-- TASK --
Scan the data below. Pull out each line where "with" occurs.

******

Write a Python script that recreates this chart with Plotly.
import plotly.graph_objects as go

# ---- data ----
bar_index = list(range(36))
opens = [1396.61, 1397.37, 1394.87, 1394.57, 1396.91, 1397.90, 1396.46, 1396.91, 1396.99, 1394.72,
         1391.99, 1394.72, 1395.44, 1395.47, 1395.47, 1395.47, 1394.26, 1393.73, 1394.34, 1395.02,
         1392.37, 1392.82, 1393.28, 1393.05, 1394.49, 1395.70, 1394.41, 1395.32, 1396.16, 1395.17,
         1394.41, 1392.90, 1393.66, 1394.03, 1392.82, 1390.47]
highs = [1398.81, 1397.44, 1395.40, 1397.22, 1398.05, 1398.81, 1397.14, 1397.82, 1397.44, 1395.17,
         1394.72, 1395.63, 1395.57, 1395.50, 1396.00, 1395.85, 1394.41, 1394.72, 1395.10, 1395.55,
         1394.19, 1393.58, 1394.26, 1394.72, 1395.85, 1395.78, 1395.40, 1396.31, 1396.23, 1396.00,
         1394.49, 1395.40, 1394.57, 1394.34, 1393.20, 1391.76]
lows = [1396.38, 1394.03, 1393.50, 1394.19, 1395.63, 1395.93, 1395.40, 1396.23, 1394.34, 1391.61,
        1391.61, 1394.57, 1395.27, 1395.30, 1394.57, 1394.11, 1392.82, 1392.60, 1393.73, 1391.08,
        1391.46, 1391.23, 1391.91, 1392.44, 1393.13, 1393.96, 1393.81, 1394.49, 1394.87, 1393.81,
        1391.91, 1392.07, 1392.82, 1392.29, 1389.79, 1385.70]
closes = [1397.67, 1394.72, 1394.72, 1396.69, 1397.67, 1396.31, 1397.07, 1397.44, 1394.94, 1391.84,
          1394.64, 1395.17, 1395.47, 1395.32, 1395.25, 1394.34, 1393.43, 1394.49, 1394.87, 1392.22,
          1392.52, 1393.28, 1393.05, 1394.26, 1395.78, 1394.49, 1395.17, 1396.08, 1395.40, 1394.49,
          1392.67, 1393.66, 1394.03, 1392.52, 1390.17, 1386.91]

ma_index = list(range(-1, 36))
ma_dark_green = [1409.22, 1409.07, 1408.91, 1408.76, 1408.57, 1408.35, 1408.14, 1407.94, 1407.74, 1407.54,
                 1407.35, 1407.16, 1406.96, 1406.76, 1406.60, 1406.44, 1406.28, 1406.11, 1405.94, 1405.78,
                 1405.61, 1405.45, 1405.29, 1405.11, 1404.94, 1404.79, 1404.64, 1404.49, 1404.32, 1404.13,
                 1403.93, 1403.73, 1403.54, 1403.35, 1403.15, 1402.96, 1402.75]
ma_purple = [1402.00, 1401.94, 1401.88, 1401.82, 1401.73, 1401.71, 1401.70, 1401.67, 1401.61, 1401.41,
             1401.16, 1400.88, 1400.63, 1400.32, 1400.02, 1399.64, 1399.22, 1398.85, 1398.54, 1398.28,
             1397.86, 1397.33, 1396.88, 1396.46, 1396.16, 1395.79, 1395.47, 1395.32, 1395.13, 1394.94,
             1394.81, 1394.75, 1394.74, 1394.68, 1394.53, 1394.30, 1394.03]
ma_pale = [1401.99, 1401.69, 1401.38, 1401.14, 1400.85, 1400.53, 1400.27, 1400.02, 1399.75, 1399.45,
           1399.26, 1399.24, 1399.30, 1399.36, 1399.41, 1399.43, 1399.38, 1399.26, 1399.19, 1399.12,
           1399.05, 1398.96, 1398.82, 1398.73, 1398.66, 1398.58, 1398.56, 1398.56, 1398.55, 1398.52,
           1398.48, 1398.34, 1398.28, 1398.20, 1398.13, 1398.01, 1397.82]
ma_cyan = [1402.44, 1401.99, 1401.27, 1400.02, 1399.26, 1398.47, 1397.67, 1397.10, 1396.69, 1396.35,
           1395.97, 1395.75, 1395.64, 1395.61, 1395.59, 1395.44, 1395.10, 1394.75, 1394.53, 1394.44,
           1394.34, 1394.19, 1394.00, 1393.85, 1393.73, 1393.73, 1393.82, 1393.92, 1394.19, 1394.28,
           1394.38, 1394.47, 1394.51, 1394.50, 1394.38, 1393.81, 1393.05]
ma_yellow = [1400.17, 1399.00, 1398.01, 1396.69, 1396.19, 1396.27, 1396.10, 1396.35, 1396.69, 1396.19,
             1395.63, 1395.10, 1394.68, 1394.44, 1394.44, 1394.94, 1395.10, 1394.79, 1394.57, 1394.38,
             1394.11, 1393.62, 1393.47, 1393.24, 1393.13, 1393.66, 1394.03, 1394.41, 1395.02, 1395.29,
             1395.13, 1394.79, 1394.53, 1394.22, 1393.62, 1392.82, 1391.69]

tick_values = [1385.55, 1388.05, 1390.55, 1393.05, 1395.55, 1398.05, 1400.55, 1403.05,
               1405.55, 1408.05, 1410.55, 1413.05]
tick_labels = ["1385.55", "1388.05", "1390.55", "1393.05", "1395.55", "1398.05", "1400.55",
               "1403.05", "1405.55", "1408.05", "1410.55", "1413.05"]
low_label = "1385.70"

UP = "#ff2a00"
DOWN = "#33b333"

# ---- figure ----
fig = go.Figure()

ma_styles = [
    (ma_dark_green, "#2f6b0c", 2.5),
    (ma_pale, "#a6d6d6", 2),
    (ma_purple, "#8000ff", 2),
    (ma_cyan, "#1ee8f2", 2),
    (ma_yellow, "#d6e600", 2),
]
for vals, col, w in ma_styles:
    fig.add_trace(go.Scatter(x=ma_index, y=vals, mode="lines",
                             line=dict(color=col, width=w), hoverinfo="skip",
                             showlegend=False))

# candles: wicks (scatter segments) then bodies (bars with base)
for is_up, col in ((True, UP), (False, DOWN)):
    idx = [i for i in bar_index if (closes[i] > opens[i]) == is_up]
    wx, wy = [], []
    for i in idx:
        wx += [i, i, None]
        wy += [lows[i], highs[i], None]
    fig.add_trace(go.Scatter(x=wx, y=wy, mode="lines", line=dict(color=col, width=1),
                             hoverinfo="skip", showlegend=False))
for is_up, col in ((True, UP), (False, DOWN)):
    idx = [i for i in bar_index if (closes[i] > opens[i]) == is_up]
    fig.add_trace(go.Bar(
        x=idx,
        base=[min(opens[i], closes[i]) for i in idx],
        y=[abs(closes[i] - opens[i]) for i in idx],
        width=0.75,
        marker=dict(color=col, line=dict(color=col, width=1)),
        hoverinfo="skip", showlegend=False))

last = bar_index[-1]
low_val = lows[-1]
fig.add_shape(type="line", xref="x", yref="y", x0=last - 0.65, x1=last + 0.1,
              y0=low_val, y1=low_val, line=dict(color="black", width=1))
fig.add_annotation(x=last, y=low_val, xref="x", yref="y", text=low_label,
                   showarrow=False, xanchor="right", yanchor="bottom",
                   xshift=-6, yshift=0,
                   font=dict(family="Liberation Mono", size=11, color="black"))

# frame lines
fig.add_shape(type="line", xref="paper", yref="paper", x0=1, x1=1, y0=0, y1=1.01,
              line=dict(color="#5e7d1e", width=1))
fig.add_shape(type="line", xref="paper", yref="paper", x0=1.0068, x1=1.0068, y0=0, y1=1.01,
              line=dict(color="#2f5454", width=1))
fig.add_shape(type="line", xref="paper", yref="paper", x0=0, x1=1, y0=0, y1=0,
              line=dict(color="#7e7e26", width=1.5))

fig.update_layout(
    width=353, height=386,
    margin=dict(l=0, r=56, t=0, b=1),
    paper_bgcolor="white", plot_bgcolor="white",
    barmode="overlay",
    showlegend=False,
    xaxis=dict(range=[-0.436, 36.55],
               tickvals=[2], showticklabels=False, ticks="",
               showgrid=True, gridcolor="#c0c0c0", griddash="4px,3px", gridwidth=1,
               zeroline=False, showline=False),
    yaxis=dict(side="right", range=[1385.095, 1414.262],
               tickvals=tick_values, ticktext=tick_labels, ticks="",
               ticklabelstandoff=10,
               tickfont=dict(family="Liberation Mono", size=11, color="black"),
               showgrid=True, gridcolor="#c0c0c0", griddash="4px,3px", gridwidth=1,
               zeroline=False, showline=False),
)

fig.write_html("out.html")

******

-- WORKED ANSWER --
Write a Python script that recreates this chart with Plotly.
# candles: wicks (scatter segments) then bodies (bars with base)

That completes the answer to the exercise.